Bush ‘taken aback’ by reported threat

WASHINGTON – President Bush said Friday that if a U.S. official tried to strong-arm Pakistan into fighting the war on terror after the Sept. 11 attacks, he didn’t know about it.

Standing beside Pakistani President Pervez Musharraf, Bush brushed off any idea of disagreement, praising Musharraf for pursuing terrorists, including Osama bin Laden.

“We’re on the hunt together,” Bush said after an Oval Office meeting with the general who is leader of the world’s second-largest Islamic nation.

Musharraf has contended that after the Sept. 11 attacks, then-Deputy Secretary of State Richard Armitage told Pakistan’s intelligence director that the United States would bomb the country if it didn’t become a partner in the war against terrorism.

“The intelligence director told me that (Armitage) said, “Be prepared to go back to the Stone Age,’” Musharraf told CBS’ “60 Minutes” in a report to air on Sunday.

The president said he first learned of the purported conversation from news reports. “I just don’t know about it,” he said. “I guess I was taken aback by the harshness of the words.”
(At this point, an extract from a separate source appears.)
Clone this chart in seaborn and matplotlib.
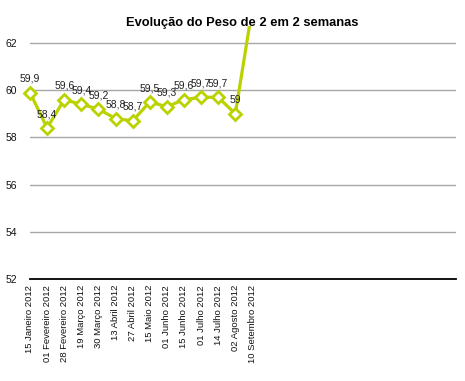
import matplotlib
matplotlib.use("Agg")
import matplotlib.pyplot as plt
import matplotlib.transforms as mtransforms
import seaborn as sns
import pandas as pd

datas = ["15 Janeiro 2012", "01 Fevereiro 2012", "28 Fevereiro 2012", "19 Março 2012",
         "30 Março 2012", "13 Abril 2012", "27 Abril 2012", "15 Maio 2012",
         "01 Junho 2012", "15 Junho 2012", "01 Julho 2012", "14 Julho 2012",
         "02 Agosto 2012", "10 Setembro 2012"]
peso = [59.9, 58.4, 59.6, 59.4, 59.2, 58.8, 58.7, 59.5, 59.3, 59.6, 59.7, 59.7, 59.0, 63.5]
yticks = [52, 54, 56, 58, 60, 62]
titulo = "Evolução do Peso de 2 em 2 semanas"

sns.set_style("white")
plt.rcParams['font.family'] = ['Liberation Sans', 'DejaVu Sans']

df = pd.DataFrame({"data": datas, "peso": peso})

fig = plt.figure(figsize=(4.65, 3.81), dpi=100)
ax = fig.add_axes([30/465, 1 - 279/381, (456-30)/465, (279-26)/381])

cor = "#bad200"
sns.lineplot(data=df, x="data", y="peso", sort=False, ax=ax, color=cor,
             linewidth=2.3, marker="D", markersize=6.3,
             markerfacecolor="white", markeredgecolor=cor, markeredgewidth=2.0,
             zorder=3)

# clip only at the top of the plot area, so the first marker stays whole
clipbox = mtransforms.TransformedBbox(
    mtransforms.Bbox([[0, 0], [1, 1 - 26/381]]), fig.transFigure)
for ln in ax.lines:
    ln.set_clip_path(None)
    ln.set_clip_box(clipbox)

ymax = 62.72
ax.set_ylim(52, ymax)
ax.set_xlim(0, 24.9)
ax.set_yticks(yticks)
ax.set_yticklabels([str(v) for v in yticks], fontsize=7.5, color="#111111")
ax.set_xticks(range(len(datas)))
ax.set_xticklabels(datas, rotation=90, fontsize=6.8, color="#111111", va="top", ha="center")
offset = mtransforms.ScaledTranslation(2/100, 0, fig.dpi_scale_trans)
for lbl in ax.get_xticklabels():
    lbl.set_transform(lbl.get_transform() + offset)
ax.tick_params(axis="y", length=0, pad=9.5)
ax.tick_params(axis="x", length=0, pad=4.3)
ax.set_xlabel("")
ax.set_ylabel("")

for v in yticks[1:]:
    ax.axhline(v, color="#a8a8a8", linewidth=1.0, zorder=1)
for s in ["top", "left", "right"]:
    ax.spines[s].set_visible(False)
ax.spines["bottom"].set_color("black")
ax.spines["bottom"].set_linewidth(1.3)

for i, v in enumerate(peso):
    if v <= ymax:
        txt = ("%g" % v).replace(".", ",")
        ax.annotate(txt, (i, v), xytext=(0, 10), textcoords="offset points",
                    ha="center", va="center", fontsize=7.5, color="#222222", zorder=4)

fig.text(242/465, 1 - 23/381, titulo, ha="center", va="center",
         fontsize=9.3, fontweight="bold", color="black")

fig.savefig("out.png", dpi=100, facecolor="white")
Musharraf declined to comment further, citing a book deal.

“Buy the book,” Bush quipped.

Armitage said he never threatened a military strike but did tell Pakistan firmly that “you are either for us or against us.”

Armitage, who met with Musharraf on Thursday, said concerning the bombing quote: “I was not authorized to say something like that. I did not say it.”

In Pakistan, Ameer ul-Azeem, a spokesman for the hard-line opposition Islamic coalition Mutahida Majlis-e-Amal, said Musharraf’s contention would anger Pakistani people who have long believed that they were forced “at gunpoint” into supporting the war on terror.

The Pakistani president later told students at The George Washington University that Pakistan “joined the war not so much for the world but for ourselves.”

He described his government as moderate and progressive and said, “I am the greatest believer in democracy.” Musharraf seized power in a 1999 coup.

Human rights activists are asking Bush to press Musharraf to restore civilian rule in Pakistan, end discrimination against women and stop using torture and arbitrary detention in counterterrorism operations.

Bush is playing the role of middle man between Pakistan and Afghanistan – two U.S. allies in the war on terror who accuse each other of not doing enough to crack down on extremism. Bush will follow his meeting with Musharraf with one next Tuesday with Afghan President Hamid Karzai. Then the three will have a sit-down and working dinner at the White House on Wednesday.